The outpouring of responses to this challenge are often called the “American Renaissance,” or the “Age of Emerson.” The American Renaissance covers a period of approximately forty years, an age of unprecedented confidence and eloquence during which authors of the new republic, centered in New England and the Hudson Valley, produced poems, essays, and fiction addressing the promise and specialness of life in the new country. The Age of Emerson signifies the formidable influence after 1840 of the writings and reputation of Ralph Waldo Emerson, with which every ambitious literary artist for several decades afterward had to reckon. During this time, the American short story was invented by Hawthorne and Poe, and lyric poets such as Bryant, Whittier, Longfellow, Emerson, and Whitman achieved voices and forms expressive of a vast landscape and a diverse people. The intellectual life of the young republic began to process and reflect upon the nation's founding democratic values.

These developments grew out of a cultural imperative for new ways of thinking. Fuller, Stowe, Jacobs, and others constructed a consistent, powerful, literary presence for women. With increasing intensity and conviction, the idealists in old, established Boston neighborhoods, the Hudson River Valley, and on the prairies of Illinois confronted the moral and social disaster of race slavery. Frederick Douglass found his first audience during the early middle years of the century. The freewheeling imagination—cut loose from the confinements of consistency or the tenets of dogma—achieved dignity and, eventually, a wide audience through the adventurous prose of Herman Melville and the dauntless verse of Emily Dickinson. During this period, many conversations began—about human worth, culture, and the American natural context—that continue in the present.

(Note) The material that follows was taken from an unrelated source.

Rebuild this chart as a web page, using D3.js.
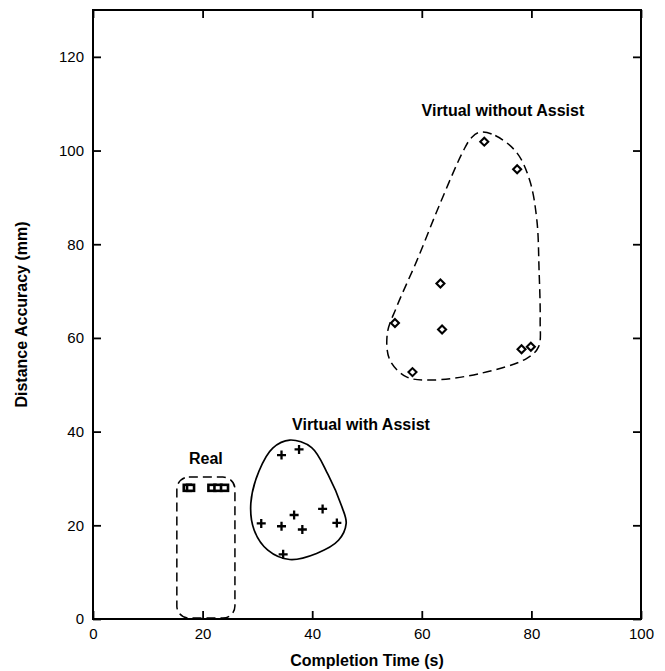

General Issues and Questions

  1. Consider the American variations on the churchyard elegy—a favorite mood-maker of European lyricists in the eighteenth century, and a continuing habit of European Romantic and sentimental poets and prose writers well into the nineteenth century. As an example, you might look at Thomas Gray’s “Elegy Written in a Country Churchyard,” which is easy to find in anthologies of English literature, poetry collections, or on the Web. Are there elements or echoes of the churchyard elegy (the nostalgic meditation or lament) in the works of Bryant, Longfellow, Whittier, and Emerson?
  2. Take another look at the Thomas Cole Hudson River School paintings (see question 7 in topic 1) and compare them to the landscape paintings of George Inness, a famous New England painter of the following generation. How would you compare the ways in which the American landscape is interpreted by these artists? How domestic or “settled” do the Inness landscapes appear compared to Cole’s? How do Cole’s earlier descriptions of New England and the Hudson Valley differ from Inness’s? How is the idea of “nature” evolving in the imagination of the artist? Do you see parallel differences in how nature is conceived in the works of Bryant, Emerson, Thoreau, and Dickinson? Which of these writers’ works most resemble that of Cole? Which most resembles the work of Inness, and why?
  3. As Transcendentalism gained favor as a philosophical, theological, and aesthetic development of the Romantic spirit, the Age of Emerson emerged as individual writers responded to Emerson’s pronouncements with varying degrees of acceptance and resistance. How do the writings of Hawthorne, Poe, Stowe, Fuller, Douglass, Melville, Whitman, and Dickinson relate to the values expressed in Emerson’s “The Poet,” “The American Scholar,” “Self-Reliance,” and “The Divinity School Address.” How would you describe each writer’s interpretation of Emerson?
  4. Reconsider those Bradstreet poems that caught your attention. In the works of which early- and mid-nineteenth-century writers do you find echoes of her voice or outlook? If you detect a Puritan strain in the work of some of these later writers, try to explain what it is and how it persists. Consider especially Stowe, Apess, Clappe, Fuller, Dickinson, and Lazarus. In what ways do these writers situate themselves outside of the literary culture in which they participate and eloquently address? How do their works reflect and adapt values expressed by Emerson and the American Romantics? Where do you see resistance, and how might that resistance be described?